Since the Union Budget spared cigarette makers from a fresh rise in excise duty, ITC has been the darling of the bourses and has outperformed the Sensex by 18 per cent. Domestic mutual funds have been overweight on the stock for the same reason. However, the fourth quarter numbers of the company have disappointed the Street a wee bit. Revenues in the fourth quarter ended March 31 grew 15.5 per cent to Rs 5,836 crore and net profit grew 24.6 per cent to Rs 1,281 crore year on year, due to better realisations from cigarettes on account of price rises at the beginning of the year. Analysts were expecting the company to grow revenues by 19 per cent, to Rs 6,011 crore.

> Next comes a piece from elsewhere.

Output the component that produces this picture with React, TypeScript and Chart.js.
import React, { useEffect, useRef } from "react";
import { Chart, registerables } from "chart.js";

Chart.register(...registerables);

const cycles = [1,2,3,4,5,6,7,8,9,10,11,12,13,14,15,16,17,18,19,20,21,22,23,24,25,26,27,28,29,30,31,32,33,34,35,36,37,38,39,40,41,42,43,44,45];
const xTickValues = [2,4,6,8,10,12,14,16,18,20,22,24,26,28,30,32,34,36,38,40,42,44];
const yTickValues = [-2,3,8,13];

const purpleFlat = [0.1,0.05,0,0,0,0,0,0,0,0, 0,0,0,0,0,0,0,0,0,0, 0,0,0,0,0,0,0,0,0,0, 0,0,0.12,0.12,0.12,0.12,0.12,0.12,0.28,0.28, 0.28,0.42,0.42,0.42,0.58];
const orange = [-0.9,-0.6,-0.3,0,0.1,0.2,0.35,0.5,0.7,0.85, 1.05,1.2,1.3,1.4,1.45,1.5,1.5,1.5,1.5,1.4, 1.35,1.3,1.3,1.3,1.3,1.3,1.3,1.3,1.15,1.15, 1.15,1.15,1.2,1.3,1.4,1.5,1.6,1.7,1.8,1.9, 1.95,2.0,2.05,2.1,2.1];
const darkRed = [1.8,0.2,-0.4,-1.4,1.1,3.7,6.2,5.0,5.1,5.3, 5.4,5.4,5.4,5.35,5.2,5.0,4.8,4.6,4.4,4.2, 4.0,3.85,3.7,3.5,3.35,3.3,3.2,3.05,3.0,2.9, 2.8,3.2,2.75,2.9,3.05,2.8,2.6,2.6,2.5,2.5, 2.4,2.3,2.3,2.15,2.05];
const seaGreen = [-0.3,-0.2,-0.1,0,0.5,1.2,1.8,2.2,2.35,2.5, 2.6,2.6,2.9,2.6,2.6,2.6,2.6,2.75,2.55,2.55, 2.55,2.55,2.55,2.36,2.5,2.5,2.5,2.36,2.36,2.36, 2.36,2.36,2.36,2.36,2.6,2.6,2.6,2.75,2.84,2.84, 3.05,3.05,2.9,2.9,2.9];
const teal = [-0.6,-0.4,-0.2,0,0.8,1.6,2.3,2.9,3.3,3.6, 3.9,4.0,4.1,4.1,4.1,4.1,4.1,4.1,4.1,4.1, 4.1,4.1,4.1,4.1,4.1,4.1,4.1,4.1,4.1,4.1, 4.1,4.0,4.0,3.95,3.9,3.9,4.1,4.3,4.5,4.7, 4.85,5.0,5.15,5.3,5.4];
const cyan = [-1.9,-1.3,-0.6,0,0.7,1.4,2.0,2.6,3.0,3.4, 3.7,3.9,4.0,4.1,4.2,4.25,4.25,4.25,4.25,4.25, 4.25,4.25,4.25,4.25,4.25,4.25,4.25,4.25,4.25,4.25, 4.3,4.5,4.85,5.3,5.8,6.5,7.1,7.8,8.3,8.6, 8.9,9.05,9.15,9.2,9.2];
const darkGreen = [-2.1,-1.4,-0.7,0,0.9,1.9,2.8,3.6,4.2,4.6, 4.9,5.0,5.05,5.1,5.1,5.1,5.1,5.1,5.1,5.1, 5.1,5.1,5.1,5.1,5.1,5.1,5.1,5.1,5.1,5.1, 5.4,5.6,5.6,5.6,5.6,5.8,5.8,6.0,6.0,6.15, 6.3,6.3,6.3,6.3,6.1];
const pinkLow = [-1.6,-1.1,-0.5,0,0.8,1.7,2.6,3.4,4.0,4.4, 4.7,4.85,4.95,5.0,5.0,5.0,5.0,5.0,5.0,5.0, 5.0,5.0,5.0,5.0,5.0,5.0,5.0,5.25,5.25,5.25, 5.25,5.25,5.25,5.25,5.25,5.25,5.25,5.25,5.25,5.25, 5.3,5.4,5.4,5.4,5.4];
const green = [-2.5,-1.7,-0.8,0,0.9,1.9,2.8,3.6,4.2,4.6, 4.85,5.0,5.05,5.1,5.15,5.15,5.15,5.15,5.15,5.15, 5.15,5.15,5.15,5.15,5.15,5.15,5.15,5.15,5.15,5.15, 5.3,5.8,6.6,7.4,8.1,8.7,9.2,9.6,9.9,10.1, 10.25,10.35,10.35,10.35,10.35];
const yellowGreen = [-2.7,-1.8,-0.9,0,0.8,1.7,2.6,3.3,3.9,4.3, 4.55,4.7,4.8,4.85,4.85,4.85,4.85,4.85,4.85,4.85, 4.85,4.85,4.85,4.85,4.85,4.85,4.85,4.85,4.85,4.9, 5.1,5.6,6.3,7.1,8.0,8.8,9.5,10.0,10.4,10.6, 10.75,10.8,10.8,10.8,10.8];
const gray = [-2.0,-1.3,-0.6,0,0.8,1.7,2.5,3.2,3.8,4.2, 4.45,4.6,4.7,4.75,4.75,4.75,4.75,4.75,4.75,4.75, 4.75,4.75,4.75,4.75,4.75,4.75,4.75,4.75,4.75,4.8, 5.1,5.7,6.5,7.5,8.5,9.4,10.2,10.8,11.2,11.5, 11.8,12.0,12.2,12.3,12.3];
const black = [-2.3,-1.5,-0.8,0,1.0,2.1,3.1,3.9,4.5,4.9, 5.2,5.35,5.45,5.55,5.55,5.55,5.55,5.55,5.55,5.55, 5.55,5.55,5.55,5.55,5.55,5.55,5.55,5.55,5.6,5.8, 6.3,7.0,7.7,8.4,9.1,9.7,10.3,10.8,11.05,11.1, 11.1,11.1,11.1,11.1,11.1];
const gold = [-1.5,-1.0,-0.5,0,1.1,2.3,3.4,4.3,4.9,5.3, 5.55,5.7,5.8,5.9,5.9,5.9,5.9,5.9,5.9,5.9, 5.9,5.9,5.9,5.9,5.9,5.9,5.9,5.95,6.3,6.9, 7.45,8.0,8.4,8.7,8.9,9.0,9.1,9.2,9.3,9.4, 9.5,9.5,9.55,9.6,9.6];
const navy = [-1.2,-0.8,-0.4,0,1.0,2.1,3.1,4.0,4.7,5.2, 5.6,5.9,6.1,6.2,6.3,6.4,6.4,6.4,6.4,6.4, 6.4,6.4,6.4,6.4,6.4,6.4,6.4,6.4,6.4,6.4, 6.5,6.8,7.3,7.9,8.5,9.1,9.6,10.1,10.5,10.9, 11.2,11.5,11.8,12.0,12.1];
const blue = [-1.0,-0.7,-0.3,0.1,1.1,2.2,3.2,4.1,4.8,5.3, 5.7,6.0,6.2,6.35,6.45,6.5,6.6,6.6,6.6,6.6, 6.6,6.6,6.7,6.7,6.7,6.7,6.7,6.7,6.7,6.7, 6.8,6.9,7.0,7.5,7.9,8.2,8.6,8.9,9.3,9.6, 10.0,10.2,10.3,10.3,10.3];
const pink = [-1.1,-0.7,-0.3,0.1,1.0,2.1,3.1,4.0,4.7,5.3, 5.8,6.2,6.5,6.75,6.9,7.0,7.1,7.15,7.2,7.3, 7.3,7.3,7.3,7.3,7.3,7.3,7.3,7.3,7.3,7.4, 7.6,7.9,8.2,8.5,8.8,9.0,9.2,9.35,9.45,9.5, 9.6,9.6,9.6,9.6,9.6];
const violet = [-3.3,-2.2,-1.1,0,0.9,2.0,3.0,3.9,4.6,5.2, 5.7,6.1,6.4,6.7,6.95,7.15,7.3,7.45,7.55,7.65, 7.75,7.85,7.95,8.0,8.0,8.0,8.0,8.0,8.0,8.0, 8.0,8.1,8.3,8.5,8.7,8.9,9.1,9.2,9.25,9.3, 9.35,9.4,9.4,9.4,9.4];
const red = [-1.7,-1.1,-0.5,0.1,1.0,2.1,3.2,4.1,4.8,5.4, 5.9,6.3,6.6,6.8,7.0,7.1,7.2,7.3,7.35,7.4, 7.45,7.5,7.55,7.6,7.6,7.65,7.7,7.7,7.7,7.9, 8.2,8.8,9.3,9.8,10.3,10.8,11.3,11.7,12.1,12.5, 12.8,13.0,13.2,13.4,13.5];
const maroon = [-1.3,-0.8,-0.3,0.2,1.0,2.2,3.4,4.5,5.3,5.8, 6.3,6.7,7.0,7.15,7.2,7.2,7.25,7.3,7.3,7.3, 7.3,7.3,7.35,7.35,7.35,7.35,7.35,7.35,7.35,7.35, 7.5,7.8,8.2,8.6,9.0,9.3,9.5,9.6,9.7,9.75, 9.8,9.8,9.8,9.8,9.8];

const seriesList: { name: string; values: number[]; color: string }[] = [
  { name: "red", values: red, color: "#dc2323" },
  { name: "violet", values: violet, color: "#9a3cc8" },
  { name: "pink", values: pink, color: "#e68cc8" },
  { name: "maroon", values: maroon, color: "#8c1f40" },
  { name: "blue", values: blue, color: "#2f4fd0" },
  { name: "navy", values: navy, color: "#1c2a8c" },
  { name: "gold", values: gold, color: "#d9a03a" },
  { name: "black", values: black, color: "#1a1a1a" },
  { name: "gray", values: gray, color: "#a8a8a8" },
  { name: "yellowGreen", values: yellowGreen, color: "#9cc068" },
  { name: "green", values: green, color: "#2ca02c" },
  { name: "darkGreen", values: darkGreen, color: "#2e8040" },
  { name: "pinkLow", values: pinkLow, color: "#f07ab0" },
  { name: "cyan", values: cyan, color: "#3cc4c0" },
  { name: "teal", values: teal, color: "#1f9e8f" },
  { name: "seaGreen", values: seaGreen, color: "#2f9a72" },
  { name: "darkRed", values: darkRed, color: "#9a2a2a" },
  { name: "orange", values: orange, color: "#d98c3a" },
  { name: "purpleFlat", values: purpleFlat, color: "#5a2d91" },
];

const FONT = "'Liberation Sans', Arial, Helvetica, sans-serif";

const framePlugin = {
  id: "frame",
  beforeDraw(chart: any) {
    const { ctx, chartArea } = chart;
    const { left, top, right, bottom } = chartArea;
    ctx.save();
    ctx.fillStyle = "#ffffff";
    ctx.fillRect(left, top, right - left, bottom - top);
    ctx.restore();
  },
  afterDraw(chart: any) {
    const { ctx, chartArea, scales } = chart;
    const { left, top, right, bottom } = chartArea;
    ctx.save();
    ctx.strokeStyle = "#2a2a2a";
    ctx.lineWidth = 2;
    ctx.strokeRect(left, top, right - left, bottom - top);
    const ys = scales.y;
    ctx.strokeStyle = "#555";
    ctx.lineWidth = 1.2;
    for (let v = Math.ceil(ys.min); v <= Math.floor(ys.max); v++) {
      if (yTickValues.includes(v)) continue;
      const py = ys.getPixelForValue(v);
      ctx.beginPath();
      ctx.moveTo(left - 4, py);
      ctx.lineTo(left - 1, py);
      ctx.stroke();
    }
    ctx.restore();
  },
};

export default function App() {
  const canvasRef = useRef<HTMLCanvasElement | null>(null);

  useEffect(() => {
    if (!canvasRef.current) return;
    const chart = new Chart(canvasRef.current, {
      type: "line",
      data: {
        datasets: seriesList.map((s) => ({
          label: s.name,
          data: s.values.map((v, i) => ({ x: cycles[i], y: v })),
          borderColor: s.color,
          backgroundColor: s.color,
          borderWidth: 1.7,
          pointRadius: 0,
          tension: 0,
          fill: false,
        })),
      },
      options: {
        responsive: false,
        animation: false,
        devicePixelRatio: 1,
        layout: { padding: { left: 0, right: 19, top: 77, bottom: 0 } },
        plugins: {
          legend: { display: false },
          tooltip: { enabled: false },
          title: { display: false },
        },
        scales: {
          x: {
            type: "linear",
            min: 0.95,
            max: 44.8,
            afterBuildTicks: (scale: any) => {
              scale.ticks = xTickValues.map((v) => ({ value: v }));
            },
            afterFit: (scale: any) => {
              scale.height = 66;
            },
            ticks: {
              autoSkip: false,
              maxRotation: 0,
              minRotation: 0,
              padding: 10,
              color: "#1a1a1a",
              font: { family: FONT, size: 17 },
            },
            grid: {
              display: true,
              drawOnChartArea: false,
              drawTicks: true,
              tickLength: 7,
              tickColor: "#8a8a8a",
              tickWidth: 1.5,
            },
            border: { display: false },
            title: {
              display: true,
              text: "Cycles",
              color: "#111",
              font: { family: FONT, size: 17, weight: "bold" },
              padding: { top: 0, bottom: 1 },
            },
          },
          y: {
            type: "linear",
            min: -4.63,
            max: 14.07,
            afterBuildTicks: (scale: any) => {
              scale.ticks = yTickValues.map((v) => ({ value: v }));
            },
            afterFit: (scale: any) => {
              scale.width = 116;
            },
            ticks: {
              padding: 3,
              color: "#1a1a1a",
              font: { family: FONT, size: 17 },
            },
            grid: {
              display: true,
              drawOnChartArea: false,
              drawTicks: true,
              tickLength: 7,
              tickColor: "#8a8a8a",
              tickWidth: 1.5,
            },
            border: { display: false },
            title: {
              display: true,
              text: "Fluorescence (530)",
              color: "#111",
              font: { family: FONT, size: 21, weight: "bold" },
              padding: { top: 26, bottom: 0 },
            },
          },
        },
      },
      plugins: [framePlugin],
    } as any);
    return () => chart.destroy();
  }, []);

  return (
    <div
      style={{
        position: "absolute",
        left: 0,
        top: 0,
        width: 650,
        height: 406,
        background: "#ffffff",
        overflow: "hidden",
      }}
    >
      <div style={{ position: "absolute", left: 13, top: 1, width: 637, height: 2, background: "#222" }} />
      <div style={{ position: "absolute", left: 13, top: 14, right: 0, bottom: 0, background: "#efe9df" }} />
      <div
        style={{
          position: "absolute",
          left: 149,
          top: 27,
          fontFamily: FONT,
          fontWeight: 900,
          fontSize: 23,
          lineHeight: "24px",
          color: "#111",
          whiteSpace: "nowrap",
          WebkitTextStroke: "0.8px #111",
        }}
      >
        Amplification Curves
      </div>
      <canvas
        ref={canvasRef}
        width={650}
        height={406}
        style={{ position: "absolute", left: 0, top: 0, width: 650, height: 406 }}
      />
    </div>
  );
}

However, against the Street's expectations of 6-7 per cent volume growth, Standard Chartered Securities expects volume growth of only 4.5 per cent. Sharp price increases in the past few years has slowed the pace of up-trading and also lowered the ‘bandwidth’ to increase prices resulting in lower realisation growth in FY12. Interestingly, the average PBIT (profit before interest & taxes) growth in years with no excise increase is around 12.5 per cent vis-à-vis 16.5 per cent PBIT growth in years when excise increased.

While the cigarette division registered a 13.2 per cent growth in gross revenue (12.8 per cent annual growth in net revenue), the agri business posted 9.5 per cent growth, which dragged quarterly revenues a bit. The fast moving consumer goods (FMCG) business grew 14.2 per cent, while hotels and paperboards registered growth of 18.2 per cent and 15 per cent, respectively. Fourth quarter agri revenues were Rs 1,082 crore, contributing 23 per cent to total revenues. For the full year, the segment clocked revenue of Rs 4,748 crore.

On the positive side, earnings for the quarter grew a robust 25 per cent over the year to Rs 1,282 crore. This has been aided by high other income, up 52.2 per cent to Rs 226 crore.

Unlike others in FMCG, the company managed to hold on to margins, which remained flat. Operating margins improved by 18 basis points year on year to 30.7 per cent. For financial year 2011, operating margins have come in at 33.8 per cent.

In segment performance, the cigarette margin expanded 107 basis points over the year to 28.8 per cent (27.7 per cent in the corresponding one), aided by price rises. Losses in the non-cigarette business reduced by 183 basis points annually and 66 basis points sequentially. Non-cigarette FMCG losses came in at Rs 68 crore in the quarter, against Rs 79 crore in the corresponding quarter last year. This shows improved profitability, says Chitrangda Kapur, analyst at Angel Broking. The FMCG business is expected to break even by 2012-13. Hotels and agri business registered margin expansion by 219 basis points annually, while paperboard margins fell. Analysts don’t expect the margins to come off, as tobacco prices are expected to remain benign.